* [Requirements]:
Reproduce the listing below in full and without alteration, apart from its pictures.

* [Provided material]:
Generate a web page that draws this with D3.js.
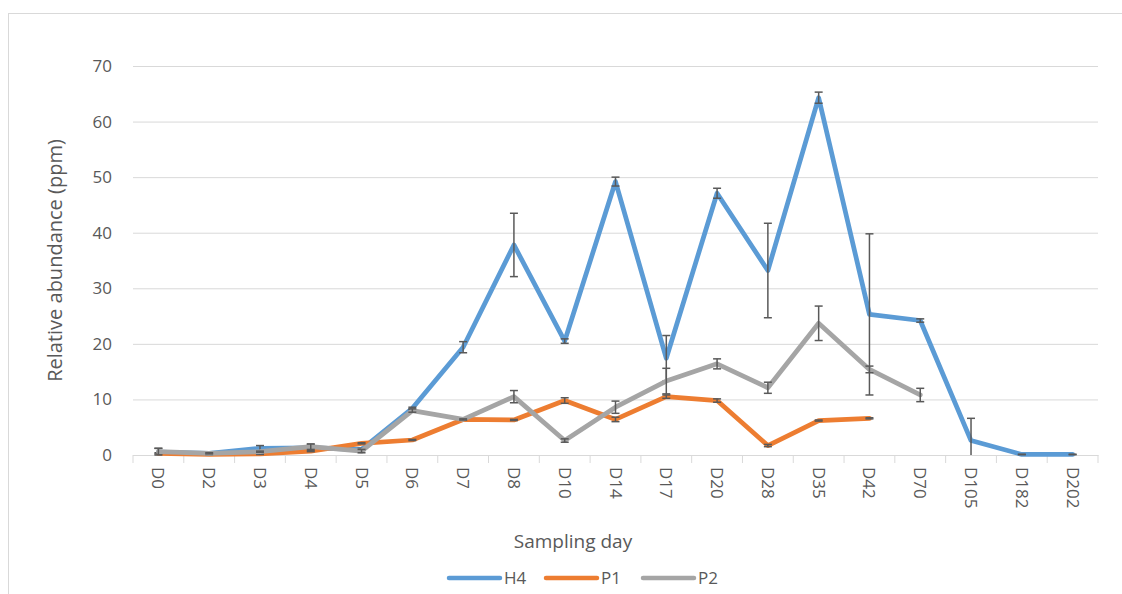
<!DOCTYPE html>
<html>
<head>
<meta charset="utf-8">
<script src="https://cdn.jsdelivr.net/npm/d3@7"></script>
<style>
  html, body { margin: 0; padding: 0; background: #fff; }
  svg { display: block; font-family: "Open Sans", sans-serif; }
</style>
</head>
<body>
<svg id="chart" width="1122" height="594"></svg>
<script>
// Sampling days (categorical x axis)
const categories = ["D0","D2","D3","D4","D5","D6","D7","D8","D10","D14","D17","D20","D28","D35","D42","D70","D105","D182","D202"];

// Mean relative abundance (ppm) per sampling day
const h4Values = [0.5,0.3,1.2,1.3,1.0,8.4,19.4,37.8,20.5,49.2,17.4,47.1,33.2,64.3,25.3,24.2,2.6,0.1,0.1];
const p1Values = [0.3,0.1,0.2,0.7,2.1,2.7,6.4,6.3,9.8,6.4,10.5,9.8,1.7,6.2,6.6];
const p2Values = [0.6,0.3,0.6,1.5,0.7,8.0,6.4,10.5,2.6,8.6,13.3,16.4,12.1,23.7,15.4,10.8];

// Standard deviation shown as error bars
const h4Errors = [0.7,0.1,0.5,0.6,0.2,0.2,1.0,5.7,0.4,0.8,4.1,0.9,8.5,1.0,14.5,0.3,4.0,0.05,0.05];
const p1Errors = [0.1,0.1,0.1,0.1,0.1,0.1,0.1,0.1,0.5,0.4,0.3,0.3,0.2,0.1,0.1];
const p2Errors = [0.6,0.1,0.1,0.5,0.3,0.3,0.1,1.1,0.3,1.1,2.3,0.9,1.0,3.1,0.6,1.2];

const seriesNames = ["H4","P1","P2"];
const seriesColors = ["#5B9BD5","#ED7D31","#A5A5A5"];
const yTicks = [0,10,20,30,40,50,60,70];

const series = seriesNames.map((name, i) => ({
  name,
  color: seriesColors[i],
  values: [h4Values, p1Values, p2Values][i],
  errors: [h4Errors, p1Errors, p2Errors][i]
}));

const svg = d3.select("#chart");

// Chart-area frame
svg.append("rect")
  .attr("x", 8.5).attr("y", 13.5)
  .attr("width", 1140).attr("height", 620)
  .attr("fill", "none").attr("stroke", "#D9D9D9").attr("stroke-width", 1);

const plot = { left: 133, right: 1098, top: 66, bottom: 455 };

const x = d3.scaleBand().domain(categories).range([plot.left, plot.right]);
const y = d3.scaleLinear().domain([0, 70]).range([plot.bottom, plot.top]);

// Horizontal gridlines + y tick labels
const yAxis = svg.append("g")
  .attr("transform", `translate(${plot.left},0)`)
  .call(d3.axisLeft(y).tickValues(yTicks).tickSize(-(plot.right - plot.left)).tickPadding(21));
yAxis.select(".domain").remove();
yAxis.selectAll(".tick line").attr("stroke", "#D9D9D9").attr("stroke-width", 1);
yAxis.selectAll(".tick text")
  .attr("fill", "#595959").style("font-size", "17px").style("font-family", "'Open Sans', sans-serif");

// Category axis: baseline, boundary tick marks, rotated labels
const xAxis = svg.append("g")
  .attr("transform", `translate(0,${plot.bottom})`)
  .call(d3.axisBottom(x).tickSize(0).tickPadding(12));
xAxis.select(".domain").attr("stroke", "#D9D9D9").attr("stroke-width", 1);
xAxis.selectAll(".tick text")
  .attr("fill", "#595959").style("font-size", "17px").style("font-family", "'Open Sans', sans-serif")
  .attr("text-anchor", "start")
  .attr("transform", "rotate(90)")
  .attr("x", 12).attr("y", 0).attr("dy", "0.35em");

const boundaries = categories.map(c => x(c)).concat([x.range()[1]]);
xAxis.selectAll(".boundary")
  .data(boundaries)
  .join("line")
  .attr("class", "boundary")
  .attr("x1", d => d).attr("x2", d => d)
  .attr("y1", 0).attr("y2", 8)
  .attr("stroke", "#D9D9D9").attr("stroke-width", 1);

const cx = c => x(c) + x.bandwidth() / 2;

const line = d3.line()
  .x((d, i) => cx(categories[i]))
  .y(d => y(d));

// Each series: line, then its error bars
series.forEach(s => {
  const g = svg.append("g");
  g.append("path")
    .datum(s.values)
    .attr("d", line)
    .attr("fill", "none")
    .attr("stroke", s.color)
    .attr("stroke-width", 4.75)
    .attr("stroke-linejoin", "round")
    .attr("stroke-linecap", "round");

  const bars = s.values.map((v, i) => ({
    x: cx(categories[i]),
    hi: y(v + s.errors[i]),
    lo: y(Math.max(0, v - s.errors[i])),
    clipped: v - s.errors[i] < 0
  }));
  const eb = g.selectAll(".err").data(bars).join("g").attr("class", "err")
    .attr("stroke", "#595959").attr("stroke-width", 1.5);
  eb.append("line")
    .attr("x1", d => d.x).attr("x2", d => d.x)
    .attr("y1", d => d.hi).attr("y2", d => d.lo);
  eb.append("line")
    .attr("x1", d => d.x - 4).attr("x2", d => d.x + 4)
    .attr("y1", d => d.hi).attr("y2", d => d.hi);
  eb.filter(d => !d.clipped).append("line")
    .attr("x1", d => d.x - 4).attr("x2", d => d.x + 4)
    .attr("y1", d => d.lo).attr("y2", d => d.lo);
});

// Axis titles
svg.append("text")
  .attr("x", 573)
  .attr("y", 548)
  .attr("text-anchor", "middle")
  .attr("fill", "#595959")
  .style("font-size", "19px")
  .text("Sampling day");

svg.append("text")
  .attr("transform", `translate(62,${(plot.top + plot.bottom) / 2}) rotate(-90)`)
  .attr("text-anchor", "middle")
  .attr("fill", "#595959")
  .style("font-size", "20px")
  .text("Relative abundance (ppm)");

// Legend
const legend = svg.append("g").attr("transform", "translate(0,578)");
const legendX = [449, 546, 643];
series.forEach((s, i) => {
  legend.append("line")
    .attr("x1", legendX[i]).attr("x2", legendX[i] + 51)
    .attr("y1", 0).attr("y2", 0)
    .attr("stroke", s.color).attr("stroke-width", 4.5)
    .attr("stroke-linecap", "round");
  legend.append("text")
    .attr("x", legendX[i] + 55).attr("y", 0).attr("dy", "0.35em")
    .attr("fill", "#595959")
    .style("font-size", "17px")
    .text(s.name);
});
</script>
</body>
</html>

* [Task result]:
Generate a web page that draws this with D3.js.
<!DOCTYPE html>
<html>
<head>
<meta charset="utf-8">
<script src="https://cdn.jsdelivr.net/npm/d3@7"></script>
<style>
  html, body { margin: 0; padding: 0; background: #fff; }
  svg { display: block; font-family: "Open Sans", sans-serif; }
</style>
</head>
<body>
<svg id="chart" width="1122" height="594"></svg>
<script>
// Sampling days (categorical x axis)
const categories = ["D0","D2","D3","D4","D5","D6","D7","D8","D10","D14","D17","D20","D28","D35","D42","D70","D105","D182","D202"];

// Mean relative abundance (ppm) per sampling day
const h4Values = [0.5,0.3,1.2,1.3,1.0,8.4,19.4,37.8,20.5,49.2,17.4,47.1,33.2,64.3,25.3,24.2,2.6,0.1,0.1];
const p1Values = [0.3,0.1,0.2,0.7,2.1,2.7,6.4,6.3,9.8,6.4,10.5,9.8,1.7,6.2,6.6];
const p2Values = [0.6,0.3,0.6,1.5,0.7,8.0,6.4,10.5,2.6,8.6,13.3,16.4,12.1,23.7,15.4,10.8];

// Standard deviation shown as error bars
const h4Errors = [0.7,0.1,0.5,0.6,0.2,0.2,1.0,5.7,0.4,0.8,4.1,0.9,8.5,1.0,14.5,0.3,4.0,0.05,0.05];
const p1Errors = [0.1,0.1,0.1,0.1,0.1,0.1,0.1,0.1,0.5,0.4,0.3,0.3,0.2,0.1,0.1];
const p2Errors = [0.6,0.1,0.1,0.5,0.3,0.3,0.1,1.1,0.3,1.1,2.3,0.9,1.0,3.1,0.6,1.2];

const seriesNames = ["H4","P1","P2"];
const seriesColors = ["#5B9BD5","#ED7D31","#A5A5A5"];
const yTicks = [0,10,20,30,40,50,60,70];

const series = seriesNames.map((name, i) => ({
  name,
  color: seriesColors[i],
  values: [h4Values, p1Values, p2Values][i],
  errors: [h4Errors, p1Errors, p2Errors][i]
}));

const svg = d3.select("#chart");

// Chart-area frame
svg.append("rect")
  .attr("x", 8.5).attr("y", 13.5)
  .attr("width", 1140).attr("height", 620)
  .attr("fill", "none").attr("stroke", "#D9D9D9").attr("stroke-width", 1);

const plot = { left: 133, right: 1098, top: 66, bottom: 455 };

const x = d3.scaleBand().domain(categories).range([plot.left, plot.right]);
const y = d3.scaleLinear().domain([0, 70]).range([plot.bottom, plot.top]);

// Horizontal gridlines + y tick labels
const yAxis = svg.append("g")
  .attr("transform", `translate(${plot.left},0)`)
  .call(d3.axisLeft(y).tickValues(yTicks).tickSize(-(plot.right - plot.left)).tickPadding(21));
yAxis.select(".domain").remove();
yAxis.selectAll(".tick line").attr("stroke", "#D9D9D9").attr("stroke-width", 1);
yAxis.selectAll(".tick text")
  .attr("fill", "#595959").style("font-size", "17px").style("font-family", "'Open Sans', sans-serif");

// Category axis: baseline, boundary tick marks, rotated labels
const xAxis = svg.append("g")
  .attr("transform", `translate(0,${plot.bottom})`)
  .call(d3.axisBottom(x).tickSize(0).tickPadding(12));
xAxis.select(".domain").attr("stroke", "#D9D9D9").attr("stroke-width", 1);
xAxis.selectAll(".tick text")
  .attr("fill", "#595959").style("font-size", "17px").style("font-family", "'Open Sans', sans-serif")
  .attr("text-anchor", "start")
  .attr("transform", "rotate(90)")
  .attr("x", 12).attr("y", 0).attr("dy", "0.35em");

const boundaries = categories.map(c => x(c)).concat([x.range()[1]]);
xAxis.selectAll(".boundary")
  .data(boundaries)
  .join("line")
  .attr("class", "boundary")
  .attr("x1", d => d).attr("x2", d => d)
  .attr("y1", 0).attr("y2", 8)
  .attr("stroke", "#D9D9D9").attr("stroke-width", 1);

const cx = c => x(c) + x.bandwidth() / 2;

const line = d3.line()
  .x((d, i) => cx(categories[i]))
  .y(d => y(d));

// Each series: line, then its error bars
series.forEach(s => {
  const g = svg.append("g");
  g.append("path")
    .datum(s.values)
    .attr("d", line)
    .attr("fill", "none")
    .attr("stroke", s.color)
    .attr("stroke-width", 4.75)
    .attr("stroke-linejoin", "round")
    .attr("stroke-linecap", "round");

  const bars = s.values.map((v, i) => ({
    x: cx(categories[i]),
    hi: y(v + s.errors[i]),
    lo: y(Math.max(0, v - s.errors[i])),
    clipped: v - s.errors[i] < 0
  }));
  const eb = g.selectAll(".err").data(bars).join("g").attr("class", "err")
    .attr("stroke", "#595959").attr("stroke-width", 1.5);
  eb.append("line")
    .attr("x1", d => d.x).attr("x2", d => d.x)
    .attr("y1", d => d.hi).attr("y2", d => d.lo);
  eb.append("line")
    .attr("x1", d => d.x - 4).attr("x2", d => d.x + 4)
    .attr("y1", d => d.hi).attr("y2", d => d.hi);
  eb.filter(d => !d.clipped).append("line")
    .attr("x1", d => d.x - 4).attr("x2", d => d.x + 4)
    .attr("y1", d => d.lo).attr("y2", d => d.lo);
});

// Axis titles
svg.append("text")
  .attr("x", 573)
  .attr("y", 548)
  .attr("text-anchor", "middle")
  .attr("fill", "#595959")
  .style("font-size", "19px")
  .text("Sampling day");

svg.append("text")
  .attr("transform", `translate(62,${(plot.top + plot.bottom) / 2}) rotate(-90)`)
  .attr("text-anchor", "middle")
  .attr("fill", "#595959")
  .style("font-size", "20px")
  .text("Relative abundance (ppm)");

// Legend
const legend = svg.append("g").attr("transform", "translate(0,578)");
const legendX = [449, 546, 643];
series.forEach((s, i) => {
  legend.append("line")
    .attr("x1", legendX[i]).attr("x2", legendX[i] + 51)
    .attr("y1", 0).attr("y2", 0)
    .attr("stroke", s.color).attr("stroke-width", 4.5)
    .attr("stroke-linecap", "round");
  legend.append("text")
    .attr("x", legendX[i] + 55).attr("y", 0).attr("dy", "0.35em")
    .attr("fill", "#595959")
    .style("font-size", "17px")
    .text(s.name);
});
</script>
</body>
</html>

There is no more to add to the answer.